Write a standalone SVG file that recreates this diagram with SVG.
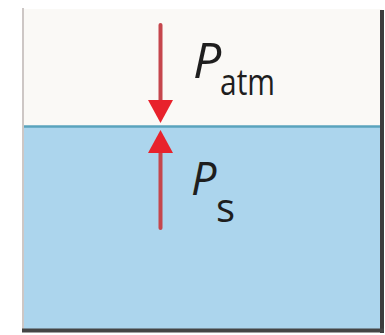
<svg xmlns="http://www.w3.org/2000/svg" width="385" height="335" viewBox="0 0 385 335">
<style>
.shaft{stroke:#c5464c;stroke-width:4;stroke-linecap:round}
.head{fill:#e8222c}
.lbl{font-family:"Open Sans","Liberation Sans",sans-serif;fill:#1e1e1e}
</style>
<rect width="385" height="335" fill="#ffffff"/>
<g id="container">
<rect x="23" y="9" width="359" height="118" fill="#faf9f6"/>
<rect x="23" y="127" width="359" height="202" fill="#acd5ed"/>
<line x1="23" y1="126.5" x2="382" y2="126.5" stroke="#5aa3bd" stroke-width="2.5"/>
<line x1="23" y1="8" x2="23" y2="330" stroke="#cdc7c5" stroke-width="2"/>
<line x1="382" y1="10" x2="382" y2="333" stroke="#3c3c3c" stroke-width="4"/>
<line x1="22" y1="330.5" x2="384" y2="330.5" stroke="#454545" stroke-width="4"/>
</g>
<g id="connectors">
<line class="shaft" x1="160.5" y1="25" x2="160.5" y2="103"/>
<polygon class="head" points="148,100 173,100 160.5,123"/>
<line class="shaft" x1="160.5" y1="150" x2="160.5" y2="228"/>
<polygon class="head" points="160.5,130 173,153 148,153"/>
</g>
<g id="label-patm">
<text class="lbl" x="193" y="78" font-size="50" font-style="italic">P</text>
<text class="lbl" x="220" y="95" font-size="37" textLength="55" lengthAdjust="spacingAndGlyphs">atm</text>
</g>
<g id="label-ps">
<text class="lbl" x="191" y="195" font-size="45" font-style="italic">P</text>
<text class="lbl" x="216" y="222" font-size="40">s</text>
</g>
</svg>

══════════

» **DIRECTIVE**: Repeat the material above in full and unchanged, minus its images.

» **RESULT OF THE EXERCISE**:
Write a standalone SVG file that recreates this diagram with SVG.
<svg xmlns="http://www.w3.org/2000/svg" width="385" height="335" viewBox="0 0 385 335">
<style>
.shaft{stroke:#c5464c;stroke-width:4;stroke-linecap:round}
.head{fill:#e8222c}
.lbl{font-family:"Open Sans","Liberation Sans",sans-serif;fill:#1e1e1e}
</style>
<rect width="385" height="335" fill="#ffffff"/>
<g id="container">
<rect x="23" y="9" width="359" height="118" fill="#faf9f6"/>
<rect x="23" y="127" width="359" height="202" fill="#acd5ed"/>
<line x1="23" y1="126.5" x2="382" y2="126.5" stroke="#5aa3bd" stroke-width="2.5"/>
<line x1="23" y1="8" x2="23" y2="330" stroke="#cdc7c5" stroke-width="2"/>
<line x1="382" y1="10" x2="382" y2="333" stroke="#3c3c3c" stroke-width="4"/>
<line x1="22" y1="330.5" x2="384" y2="330.5" stroke="#454545" stroke-width="4"/>
</g>
<g id="connectors">
<line class="shaft" x1="160.5" y1="25" x2="160.5" y2="103"/>
<polygon class="head" points="148,100 173,100 160.5,123"/>
<line class="shaft" x1="160.5" y1="150" x2="160.5" y2="228"/>
<polygon class="head" points="160.5,130 173,153 148,153"/>
</g>
<g id="label-patm">
<text class="lbl" x="193" y="78" font-size="50" font-style="italic">P</text>
<text class="lbl" x="220" y="95" font-size="37" textLength="55" lengthAdjust="spacingAndGlyphs">atm</text>
</g>
<g id="label-ps">
<text class="lbl" x="191" y="195" font-size="45" font-style="italic">P</text>
<text class="lbl" x="216" y="222" font-size="40">s</text>
</g>
</svg>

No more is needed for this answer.